Agree! Does JSON-LD define such internal representation, where is it, Or is RDF that internal representation?

JSON-LD defines the internal representation. While it could potentially be extended (e.g., different types of numbers), we'd need to carefully justify doing so.

@nichtich your thoughts on bijectivity etc are relevant

I suppose transformation from JSON-LD to YAML-LD is out of the scope of YAML-LD specification anyway, isn't it?

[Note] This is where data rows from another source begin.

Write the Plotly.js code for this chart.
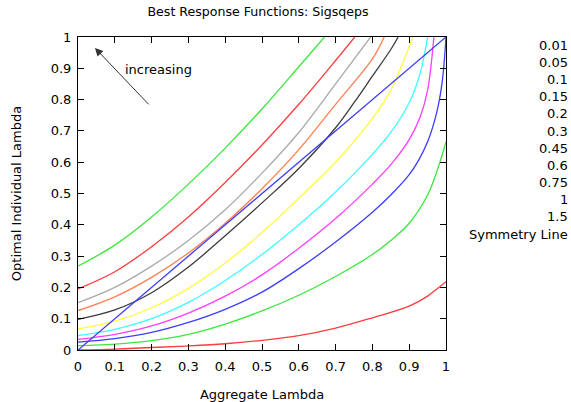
<!DOCTYPE html>
<html>
<head>
<meta charset="utf-8">
<script src="https://cdn.plot.ly/plotly-3.0.1.min.js"></script>
<style>html,body{margin:0;padding:0;background:#fff;}#chart{width:571px;height:402px;}</style>
</head>
<body>
<div id="chart"></div>
<script>
var seriesLabels = ["0.01","0.05","0.1","0.15","0.2","0.3","0.45","0.6","0.75","1","1.5"];
var seriesColors = ["#ff3c3c","#3ce63c","#3c3cff","#ff3cff","#3cffff","#ffff3c","#3c3c3c","#ff7f50","#a9a9a9","#ff3c3c","#3ce63c"];

var x001 = [0,0.1,0.2,0.3,0.4,0.5,0.6,0.7,0.8,0.9,0.95,0.975,1.0];
var y001 = [0.0,0.003,0.008,0.013,0.02,0.031,0.046,0.07,0.103,0.14,0.172,0.195,0.218];

var x005 = [0,0.1,0.2,0.3,0.4,0.5,0.6,0.7,0.8,0.85,0.9,0.95,0.975,1.0];
var y005 = [0.014,0.019,0.03,0.05,0.083,0.125,0.175,0.235,0.305,0.35,0.405,0.495,0.57,0.665];

var x010 = [0,0.1,0.2,0.3,0.4,0.5,0.6,0.7,0.8,0.85,0.9,0.925,0.95,0.975,0.99,1.0];
var y010 = [0.025,0.036,0.056,0.088,0.13,0.185,0.26,0.345,0.44,0.495,0.56,0.605,0.665,0.76,0.86,1.0];

var x015 = [0,0.1,0.2,0.3,0.4,0.5,0.6,0.7,0.8,0.85,0.9,0.93,0.95,0.967];
var y015 = [0.034,0.05,0.077,0.118,0.172,0.24,0.325,0.42,0.53,0.592,0.672,0.745,0.83,1.0];

var x020 = [0,0.1,0.2,0.3,0.4,0.5,0.6,0.7,0.8,0.85,0.9,0.93,0.95];
var y020 = [0.046,0.066,0.1,0.152,0.222,0.305,0.4,0.505,0.625,0.695,0.79,0.885,1.0];

var x030 = [0,0.1,0.2,0.3,0.4,0.5,0.6,0.7,0.8,0.85,0.88,0.91];
var y030 = [0.067,0.092,0.135,0.197,0.278,0.375,0.485,0.6,0.74,0.83,0.91,1.0];

var x045 = [0,0.1,0.2,0.3,0.4,0.5,0.6,0.7,0.75,0.8,0.85,0.87];
var y045 = [0.098,0.128,0.183,0.265,0.365,0.47,0.58,0.71,0.79,0.875,0.96,1.0];

var x060 = [0,0.1,0.2,0.3,0.4,0.5,0.6,0.7,0.8,0.832];
var y060 = [0.126,0.17,0.232,0.31,0.405,0.515,0.64,0.785,0.93,1.0];

var x075 = [0,0.1,0.2,0.3,0.4,0.5,0.6,0.7,0.795];
var y075 = [0.151,0.2,0.268,0.35,0.448,0.565,0.695,0.85,1.0];

var x100 = [0,0.1,0.2,0.3,0.4,0.5,0.6,0.7,0.752];
var y100 = [0.195,0.25,0.33,0.425,0.535,0.655,0.785,0.925,1.0];

var x150 = [0,0.1,0.2,0.3,0.4,0.5,0.6,0.67];
var y150 = [0.268,0.335,0.425,0.53,0.645,0.77,0.905,1.0];

var xSym = [0,1];
var ySym = [0,1];

var xTicks = [0,0.1,0.2,0.3,0.4,0.5,0.6,0.7,0.8,0.9,1];
var xTickText = ["0","0.1","0.2","0.3","0.4","0.5","0.6","0.7","0.8","0.9","1"];
var yTicks = [0,0.1,0.2,0.3,0.4,0.5,0.6,0.7,0.8,0.9,1];
var yTickText = ["0","0.1","0.2","0.3","0.4","0.5","0.6","0.7","0.8","0.9","1"];

var xs = [x001,x005,x010,x015,x020,x030,x045,x060,x075,x100,x150];
var ys = [y001,y005,y010,y015,y020,y030,y045,y060,y075,y100,y150];

var traces = [];
for (var i = 0; i < xs.length; i++) {
  traces.push({x: xs[i], y: ys[i], mode: 'lines', name: seriesLabels[i],
    line: {color: seriesColors[i], width: 1.3, shape: 'spline', smoothing: 1}, showlegend: false, hoverinfo: 'none'});
}
traces.push({x: xSym, y: ySym, mode: 'lines', name: 'Symmetry Line',
  line: {color: '#3c3cff', width: 1.3}, showlegend: false, hoverinfo: 'none'});

var legendLabels = seriesLabels.concat(["Symmetry Line"]);
var FONT = 'DejaVu Sans, sans-serif';
var annotations = [];
for (var j = 0; j < legendLabels.length; j++) {
  annotations.push({xref: 'paper', yref: 'paper', x: 1 + (570 - 446) / 368, y: (350 - (45 + j * 17.2)) / 313,
    text: legendLabels[j], showarrow: false, xanchor: 'right', yanchor: 'middle',
    font: {family: FONT, size: 13, color: '#000'}});
}
annotations.push({x: 0.046, y: 0.965, ax: 0.196, ay: 0.78, axref: 'x', ayref: 'y', xref: 'x', yref: 'y',
  text: '', showarrow: true, arrowhead: 2, arrowsize: 1.6, arrowwidth: 1, arrowcolor: '#333'});
annotations.push({x: 0.123, y: 0.897, xref: 'x', yref: 'y', text: 'increasing', showarrow: false,
  xanchor: 'left', yanchor: 'middle', font: {family: FONT, size: 13, color: '#000'}});

var axisCommon = {showgrid: false, zeroline: false, showline: true, linecolor: '#000', linewidth: 1,
  mirror: 'allticks', ticks: 'inside', ticklen: 6, tickcolor: '#000', tickwidth: 1,
  tickfont: {family: FONT, size: 13, color: '#000'}};

var layout = {
  width: 571, height: 402,
  margin: {l: 78, r: 125, t: 37, b: 52},
  paper_bgcolor: '#fff', plot_bgcolor: '#fff',
  title: {text: 'Best Response Functions: Sigsqeps', font: {family: FONT, size: 12.6, color: '#000'}, x: 258/571, xanchor: 'center', y: 1 - 12/402, yanchor: 'middle'},
  xaxis: Object.assign({}, axisCommon, {range: [0, 1], tickvals: xTicks, ticktext: xTickText, ticklabelstandoff: 4,
    title: {text: 'Aggregate Lambda', font: {family: FONT, size: 13, color: '#000'}, standoff: 18}}),
  yaxis: Object.assign({}, axisCommon, {range: [0, 1], tickvals: yTicks, ticktext: yTickText, ticklabelstandoff: 3,
    title: {text: 'Optimal Individual Lambda', font: {family: FONT, size: 13, color: '#000'}, standoff: 26}}),
  annotations: annotations
};

Plotly.newPlot('chart', traces, layout, {displayModeBar: false, staticPlot: true});
</script>
</body>
</html>
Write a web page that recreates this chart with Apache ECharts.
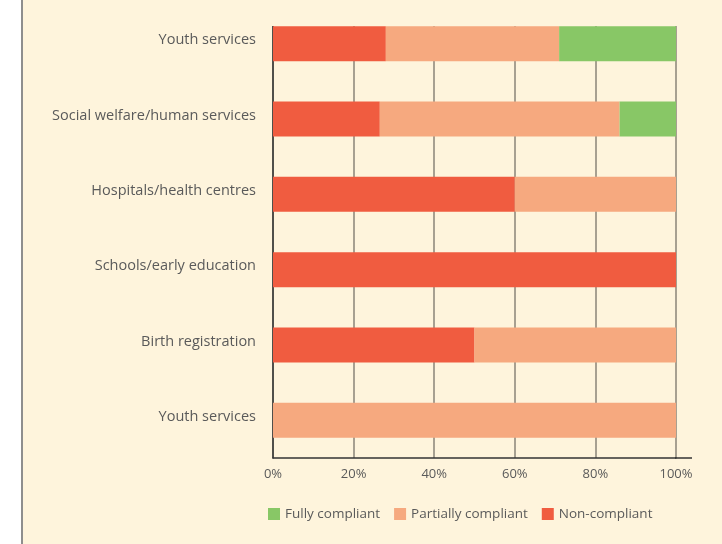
<!DOCTYPE html>
<html>
<head>
<meta charset="utf-8">
<script src="https://cdn.jsdelivr.net/npm/echarts@6/dist/echarts.min.js"></script>
<style>
  html, body { margin: 0; padding: 0; background: #ffffff; }
  #main {
    position: absolute; left: 21px; top: 0;
    width: 701px; height: 544px;
    background: #fef4dc;
    border-left: 2px solid #8e8e8e;
    box-sizing: border-box;
  }
</style>
</head>
<body>
<div id="main"></div>
<script>
// categories, top to bottom
var categories = ['Youth services', 'Social welfare/human services', 'Hospitals/health centres',
  'Schools/early education', 'Birth registration', 'Youth services'];
// percent of each row
var nonCompliant = [28, 26.5, 60, 100, 50, 0];
var partiallyCompliant = [43, 59.5, 40, 0, 50, 100];
var fullyCompliant = [29, 14, 0, 0, 0, 0];
var xTicks = [0, 20, 40, 60, 80, 100];

var myChart = echarts.init(document.getElementById('main'));
var font = '"Open Sans", "Noto Sans", sans-serif';
var bg = '#fef4dc';

var option = {
  textStyle: { fontFamily: font },
  grid: { left: 250, right: 46, top: 6, bottom: 86 },
  legend: {
    left: 240, top: 502,
    itemWidth: 12, itemHeight: 12, itemGap: 14,
    icon: 'rect',
    data: ['Fully compliant', 'Partially compliant', 'Non-compliant'],
    textStyle: { color: '#5a5a5a', fontSize: 13.5, fontFamily: font }
  },
  // hide the grid above the first bar and extend the x axis a bit, as in the original
  graphic: [
    { type: 'rect', left: 245, top: 0, z: 100, shape: { width: 440, height: 26 }, style: { fill: bg } },
    { type: 'line', z: 100, shape: { x1: 652, y1: 458, x2: 669, y2: 458 }, style: { stroke: '#333', lineWidth: 1.5 } }
  ],
  xAxis: {
    type: 'value',
    min: 0, max: 100, interval: 20,
    axisLine: { show: true, lineStyle: { color: '#333', width: 1.5 } },
    axisTick: { show: false },
    splitLine: { show: true, lineStyle: { color: '#8a8478', width: 1.5 } },
    axisLabel: {
      color: '#5a5a5a', fontSize: 13, margin: 10, fontFamily: font,
      formatter: function (v) { return xTicks.indexOf(v) >= 0 ? v + '%' : ''; }
    }
  },
  yAxis: {
    type: 'category',
    inverse: true,
    data: categories,
    axisLine: { show: true, lineStyle: { color: '#333', width: 1.5 } },
    axisTick: { show: false },
    axisLabel: {
      color: '#5a5a5a', fontSize: 14.5, margin: 17, fontFamily: font,
      verticalAlign: 'bottom', lineHeight: 7
    }
  },
  series: [
    {
      name: 'Non-compliant', type: 'bar', stack: 'all', barWidth: 35,
      itemStyle: { color: '#f05c40' },
      data: nonCompliant
    },
    {
      name: 'Partially compliant', type: 'bar', stack: 'all', barWidth: 35,
      itemStyle: { color: '#f6a97f' },
      data: partiallyCompliant
    },
    {
      name: 'Fully compliant', type: 'bar', stack: 'all', barWidth: 35,
      itemStyle: { color: '#88c766' },
      data: fullyCompliant
    }
  ]
};
myChart.setOption(option);
</script>
</body>
</html>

I would not say so. My view is the round-tripping means that there is no semantic loss in turning JSON-LD -> YAML-LD -> JSON-LD or visa-versa. Trying to get back to exact syntactic forms is a needless complication. Having both go through RDF would also be acceptable, and generating the results will of necessity involve applying contexts (compact form) or frames (framed form). It may be possible to reproduce the embedding structure without the use of framing in either direction that doesn't involve flattening or toRDF, but this is a nice-to-have artifact, not a requirement.

@anatoly-scherbakov

not even a valid JSON-LD because "keywords cannot be overridden"

That's not right for two reasons:

1: if we accept #51, one can use it to effect uniform keyword aliasing in YAML like this:

"@context":
  $id: @id
  $type: @type
  $value: @value
  # etc

This will result in JSON like this

"@context": {
  "$id": "@id",
  "$type": "@type",
  "$value": "@value"
}

That's not the degenerate form you've shown.

Yes. But, we can go overboard with trying to encourage the use of $ keywords when in many cases, using plain-word versions is preferable, ('e.g', id, type, ...).

2: Where do you read "keywords cannot be overridden"? In https://w3c.github.io/json-ld-syntax/#aliasing-keywords I read "Since keywords cannot be redefined, they can also not be aliased to other keywords".

  • So it's forbidden to write eg "@id": "@type"
  • But it's ok to write "@id": "@id" (not that I advocate it)

There are actually reasons for doing things like this, e.g., "@type": {"@id": "@type", "@container", "@set"}.

gkellogg commented 2 years ago

This issue was discussed in today's meeting.